The proposal cuts the federal work-study program by $490 million, eliminates the Supplemental Education Grant for very low-income students, and begins the process of eliminating subsidized federal student loans. It also provides no increase in the maximum annual Pell grant award, another program aimed at assisting low-income students. The award remains at less than $6,000 per calendar year despite the fact that the average cost of tuition for even state residents at a public college is close to $10,000 per year.

Cuts to the TRIO program, which identifies and provides services to people from disadvantaged backgrounds from middle school to post-grad, will weaken support for students that could have steered them away from predatory for-profit colleges and into institutions that provide higher quality education at lower costs. African-American and Latino students in particular have a high risk of experiencing poor outcomes at for-profit colleges, which have a long record of engaging in deceptive practices to pressure students to enroll. Cuts to career and technical education could be expected to diminish opportunities at community colleges, which often have waiting lists, and further steer students to for-profit colleges.

The DeVos budget also rolls back Public Service Loan forgiveness, a program set up to help hundreds of thousands of borrowers meet their debt obligations while committing themselves to service for the public good. This would hit women and middle-class workers particularly hard. Labor Force Statistics from the Current Population Survey (2016) show that although women compose 46.8% of the overall workforce, they represent 73.1% of Education, Training and Library Occupations and 81.5% of Social Worker occupations. These occupations are largely nonprofit and/or government related, require higher education and in some cases graduate degrees, and have relatively low pay compared to the student debt load of many within their ranks.

Blacks and Hispanics would also be disproportionately affected by the elimination of the Public Service Loan Forgiveness Program. These groups constitute 28.6% of the overall workforce, but 36.5% of the Social Worker occupations.

Female college graduates, particularly African-American and Hispanic women, already lag behind in student debt repayment due to a number of factors, including larger debt loads and lower earnings relative to their white male peers.  A recent study by AAUW found that in 2012, women overall had paid off 33% of the student debt they owed 3 years prior compared to 44% overall for men.  African-American women had only paid off 9% of their student debt and Hispanic women, 3%.   

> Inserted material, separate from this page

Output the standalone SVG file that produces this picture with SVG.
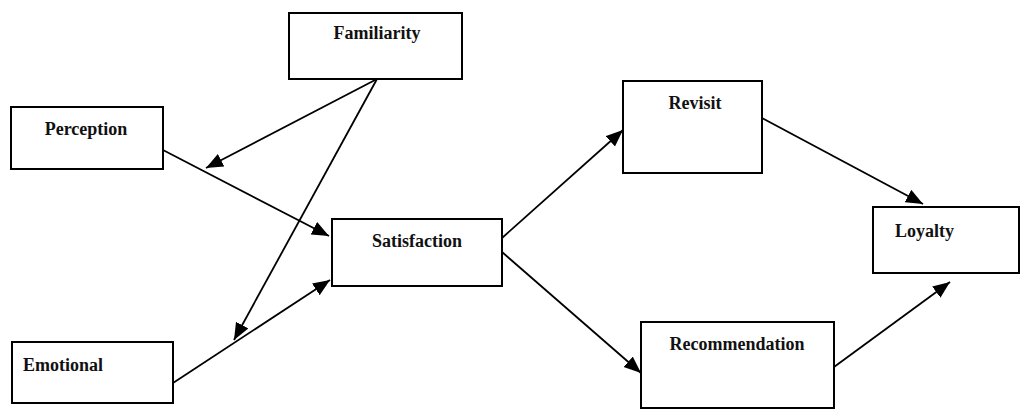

CRL Policy Counsel Whitney Barkley-Denney made the following statement:

The proposed budget would harm students at every stage of borrowing. From the reduction in grant dollars and increased loan burden caused by the elimination of the subsidized loan program, to a more expensive monthly payment under income-driven repayment programs and the elimination of Public Service Loan Forgiveness, this proposal makes going to college and repaying student loans harder—especially for low-income communities, women, and people of color.

Our next generation of leaders deserve an education that is affordable—one that, with a little hard work, will help them achieve the American dream. Instead, this proposal offers student borrowers little more than lasting debt.